The film garnered attention for releasing its background score over a year before the theatrical release of the film, marking the first such attempt in Tamil cinema.

== Cast ==
- Gouri Kishan as Ulagammai
- Vetri Mithran as Loganathan
- Pranav as Aruna
- G. Marimuthu as Marimuthu Nadar
- G. M. Sundar as Palavesam Nadar
- Arulmani
- Kandharaj
- Samy
- James

==Production==
Director V. Jayaprakash, who had earlier made Sathi Sanam (1997) and Kadhal FM (2005), delayed post-production works on his project Kuchi Ice and began to make Ulagammai in early 2021. He brought the rights of Tamil writer Su. Samuthiram's popular novel Oru Kottukku Veliye from the writer's wife, and built a screenplay around the story. Gouri Kishan was cast in the lead role, while Ilaiyaraaja was signed as the film's music composer. The shoot of the film began in July 2021 in Tirunelveli. Production on the film was completed by April 2022.

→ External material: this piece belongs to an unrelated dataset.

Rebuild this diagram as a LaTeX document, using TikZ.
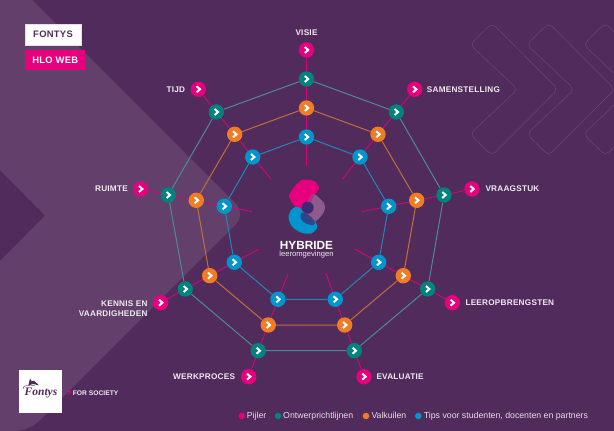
\documentclass[tikz,border=0pt]{standalone}
\usepackage{fontspec}
\setmainfont{Liberation Sans}
\newfontfamily\capsfont[LetterSpace=3]{Liberation Sans}
\newfontfamily\logofont{Liberation Serif}
\definecolor{bgpurple}{HTML}{512B5B}
\definecolor{bandpurple}{HTML}{62406B}
\definecolor{chevronline}{HTML}{684872}
\definecolor{pinkc}{HTML}{E6007E}
\definecolor{tealc}{HTML}{00837F}
\definecolor{orangec}{HTML}{F07D24}
\definecolor{bluec}{HTML}{0095CC}
\definecolor{tealline}{HTML}{4E8A93}
\definecolor{orangeline}{HTML}{C06E3E}
\definecolor{blueline}{HTML}{2088B8}
\definecolor{mauvec}{HTML}{8E5B8F}
\definecolor{corec}{HTML}{3D2A72}
\tikzset{
    stop/.style={circle,fill=#1,minimum size=15.4pt,inner sep=0pt,
        path picture={\draw[white,line width=2pt] (-1.7pt,3pt) -- (1.7pt,0pt) -- (-1.7pt,-3pt);}},
    dot/.style={circle,fill=#1,minimum size=6.6pt,inner sep=0pt},
    pillar/.style={font=\capsfont\bfseries\fontsize{8.2}{10.6}\selectfont,text=white!90!bgpurple,inner sep=0pt},
    legend/.style={font=\fontsize{8.75}{10}\selectfont,text=white!85!bgpurple,inner sep=0pt,anchor=west,text height=6.5pt,text depth=1.8pt},
    spoke/.style={draw=pinkc!85!bgpurple,line width=.9pt},
    tealring/.style={draw=tealline,line width=1pt},
    orangering/.style={draw=orangeline,line width=1pt},
    bluering/.style={draw=blueline,line width=1pt},
    chevron/.style={draw=chevronline,line width=.5pt,rounded corners=5pt}
}
\begin{document}
\begin{tikzpicture}[x=1pt,y=-1pt]
    \useasboundingbox (0,0) rectangle (614,431);
    \fill[bgpurple] (0,0) rectangle (614,431);
    \fill[bandpurple] (32,0) [rounded corners=14pt] -- (246,214) -- (29,431) [sharp corners] -- (0,431) -- (0,261) -- (45,215.5) -- (0,170) -- (0,0) -- cycle;

    \begin{scope}
        \clip (0,0) rectangle (614,431);
        \draw[chevron] (492,23) -- (558,89.3) -- (492,155.6) -- (470,134) -- (517.7,89.3) -- (470,44.6) -- cycle;
        \draw[chevron] (548.7,23) -- (614.7,89.3) -- (548.7,155.6) -- (526.7,134) -- (574.4,89.3) -- (526.7,44.6) -- cycle;
        \draw[chevron] (605.4,23) -- (671.4,89.3) -- (605.4,155.6) -- (583.4,134) -- (631.1,89.3) -- (583.4,44.6) -- cycle;
    \end{scope}

    % pillars
    \node[stop=pinkc] (p1) at (306.5,50) {};
    \node[stop=pinkc] (p2) at (414.7,89.3) {};
    \node[stop=pinkc] (p3) at (472,189) {};
    \node[stop=pinkc] (p4) at (452.3,302.7) {};
    \node[stop=pinkc] (p5) at (364,376.7) {};
    \node[stop=pinkc] (p6) at (248.7,376.7) {};
    \node[stop=pinkc] (p7) at (160.7,302.7) {};
    \node[stop=pinkc] (p8) at (140.7,189) {};
    \node[stop=pinkc] (p9) at (198.3,89.3) {};

    % outer ring
    \node[stop=tealc] (t1) at (306.5,79) {};
    \node[stop=tealc] (t2) at (396.3,112) {};
    \node[stop=tealc] (t3) at (444,195) {};
    \node[stop=tealc] (t4) at (427.7,289) {};
    \node[stop=tealc] (t5) at (354.3,350.7) {};
    \node[stop=tealc] (t6) at (258.3,350.7) {};
    \node[stop=tealc] (t7) at (185.3,289) {};
    \node[stop=tealc] (t8) at (168.3,195) {};
    \node[stop=tealc] (t9) at (216.3,112) {};

    % middle ring
    \node[stop=orangec] (o1) at (306.5,108) {};
    \node[stop=orangec] (o2) at (378,134.3) {};
    \node[stop=orangec] (o3) at (416.7,200.3) {};
    \node[stop=orangec] (o4) at (403.3,275.7) {};
    \node[stop=orangec] (o5) at (344.7,325) {};
    \node[stop=orangec] (o6) at (268.3,325) {};
    \node[stop=orangec] (o7) at (209.7,275.7) {};
    \node[stop=orangec] (o8) at (196.3,200.3) {};
    \node[stop=orangec] (o9) at (234.7,134.3) {};

    % inner ring
    \node[stop=bluec] (b1) at (306.5,137) {};
    \node[stop=bluec] (b2) at (360,157) {};
    \node[stop=bluec] (b3) at (388.7,206.3) {};
    \node[stop=bluec] (b4) at (378.7,262.3) {};
    \node[stop=bluec] (b5) at (335.3,299.3) {};
    \node[stop=bluec] (b6) at (278,299.3) {};
    \node[stop=bluec] (b7) at (234.3,262.3) {};
    \node[stop=bluec] (b8) at (224.3,206.3) {};
    \node[stop=bluec] (b9) at (252.7,157) {};

    \coordinate (e1) at (306.5,165.5);
    \coordinate (e2) at (342.3,179.3);
    \coordinate (e3) at (361.3,211.7);
    \coordinate (e4) at (354.7,249);
    \coordinate (e5) at (326,273.3);
    \coordinate (e6) at (288,274);
    \coordinate (e7) at (259,249);
    \coordinate (e8) at (252.3,211.7);
    \coordinate (e9) at (271.3,179.3);

    \draw[spoke] (p1) -- (t1) -- (o1) -- (b1) -- (e1);
    \draw[spoke] (p2) -- (t2) -- (o2) -- (b2) -- (e2);
    \draw[spoke] (p3) -- (t3) -- (o3) -- (b3) -- (e3);
    \draw[spoke] (p4) -- (t4) -- (o4) -- (b4) -- (e4);
    \draw[spoke] (p5) -- (t5) -- (o5) -- (b5) -- (e5);
    \draw[spoke] (p6) -- (t6) -- (o6) -- (b6) -- (e6);
    \draw[spoke] (p7) -- (t7) -- (o7) -- (b7) -- (e7);
    \draw[spoke] (p8) -- (t8) -- (o8) -- (b8) -- (e8);
    \draw[spoke] (p9) -- (t9) -- (o9) -- (b9) -- (e9);

    \draw[tealring] (t1) -- (t2) -- (t3) -- (t4) -- (t5) -- (t6) -- (t7) -- (t8) -- (t9) -- (t1);
    \draw[orangering] (o1) -- (o2) -- (o3) -- (o4) -- (o5) -- (o6) -- (o7) -- (o8) -- (o9) -- (o1);
    \draw[bluering] (b1) -- (b2) -- (b3) -- (b4) -- (b5) -- (b6) -- (b7) -- (b8) -- (b9) -- (b1);

    % pillar labels
    \node[pillar] (visie) at (306.5,33) {VISIE};
    \node[pillar,anchor=west] (samen) at (426.7,89.3) {SAMENSTELLING};
    \node[pillar,anchor=west] (vraag) at (485.3,189) {VRAAGSTUK};
    \node[pillar,anchor=west] (leer) at (465.3,302.7) {LEEROPBRENGSTEN};
    \node[pillar,anchor=west] (eval) at (376.3,377) {EVALUATIE};
    \node[pillar,anchor=east] (werk) at (235.3,377) {WERKPROCES};
    \node[pillar,anchor=east,align=right] (kennis) at (147.7,308.7) {KENNIS EN\\VAARDIGHEDEN};
    \node[pillar,anchor=east] (ruimte) at (128,189) {RUIMTE};
    \node[pillar,anchor=east] (tijd) at (185.3,89.3) {TIJD};

    % centre logo
    \fill[mauvec] plot[smooth cycle] coordinates {(312,193) (324,203.3) (324,211.7) (316,221) (308,222) (304,214) (304,203)};
    \fill[pinkc] plot[smooth cycle] coordinates {(302,180) (314,181) (319,188) (314.5,195) (311,202) (303,212) (294,205) (289,196) (293.5,188)};
    \fill[bluec] plot[smooth cycle] coordinates {(298.3,207) (306,214) (315,221) (317,228) (311,233.5) (301,232.5) (292,226.5) (288.5,217) (292,209)};
    \fill[mauvec,opacity=.5] plot[smooth cycle] coordinates {(313,194) (324,203.3) (324,211.7) (316,221) (310,220) (306,212) (307,202)};
    \fill[corec,opacity=.7] plot[smooth cycle] coordinates {(301,213) (307,213.5) (314.5,221) (313.5,225) (306,223.5) (301,219)};
    \fill[corec] (307.7,207.7) circle (6);
    \node[font=\bfseries\fontsize{11.8}{13}\selectfont,text=white,inner sep=0pt] (hybride) at (306.5,245) {HYBRIDE};
    \node[font=\fontsize{7.6}{8}\selectfont,text=white!90!bgpurple,inner sep=0pt] (leeromg) at (306.5,254.5) {leeromgevingen};

    % boxes
    \node[draw=white!85!bgpurple,fill=white,text=bgpurple,font=\capsfont\bfseries\fontsize{9.4}{10}\selectfont,minimum width=55.4pt,minimum height=20.7pt,inner sep=0pt] (fontys) at (53,34.7) {FONTYS};
    \node[fill=pinkc,text=white,font=\capsfont\bfseries\fontsize{9.4}{10}\selectfont,minimum width=59.7pt,minimum height=20.3pt,inner sep=0pt] (hlo) at (55.2,59.9) {HLO WEB};

    % bottom logo
    \node[fill=white,minimum size=43pt,inner sep=0pt] (logo) at (40.5,391.5) {};
    \node[font=\logofont\bfseries\itshape\fontsize{11.5}{12}\selectfont,text=bgpurple,inner sep=0pt] (logotext) at (41,393.3) {Fontys};
    \fill[bgpurple] (28.3,385.5) -- (30,378.5) -- (31.5,381) -- (34,380.7) -- (39,385.3) -- (33,384) -- cycle;
    \draw[bgpurple,line width=.4pt] (35,385.5) .. controls (28,384.5) and (22,386) .. (23,389);
    \node[font=\bfseries\fontsize{6.7}{8}\selectfont,text=white!90!bgpurple,inner sep=0pt,anchor=west] (society) at (72.7,393.5) {FOR SOCIETY};
    \node[font=\bfseries\fontsize{8}{8}\selectfont,text=pinkc,inner sep=0pt,anchor=east] (socarrow) at (71.8,393.5) {>};

    % legend
    \node[dot=pinkc] (d1) at (241.7,416) {};
    \node[dot=tealc] (d2) at (278,416) {};
    \node[dot=orangec] (d3) at (366,416) {};
    \node[dot=bluec] (d4) at (418.3,416) {};
    \node[legend] (l1) at (246.7,416) {Pijler};
    \node[legend] (l2) at (283,416) {Ontwerprichtlijnen};
    \node[legend] (l3) at (371.3,416) {Valkuilen};
    \node[legend] (l4) at (423.7,416) {Tips voor studenten, docenten en partners};
\end{tikzpicture}
\end{document}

In a novel move, the film's team released the background score of the film prior to the film's theatrical release in April 2022. This became the first instance of such a custom in Tamil cinema.

== Reception ==
The film was released on 22 September 2023 across theatres in Tamil Nadu. A critic from Maalai Malar gave the film a mixed review noting that the film told an "important story of a female's life". A further reviewer from Minnambalam, praised Ilaiyaraaja's work on the film.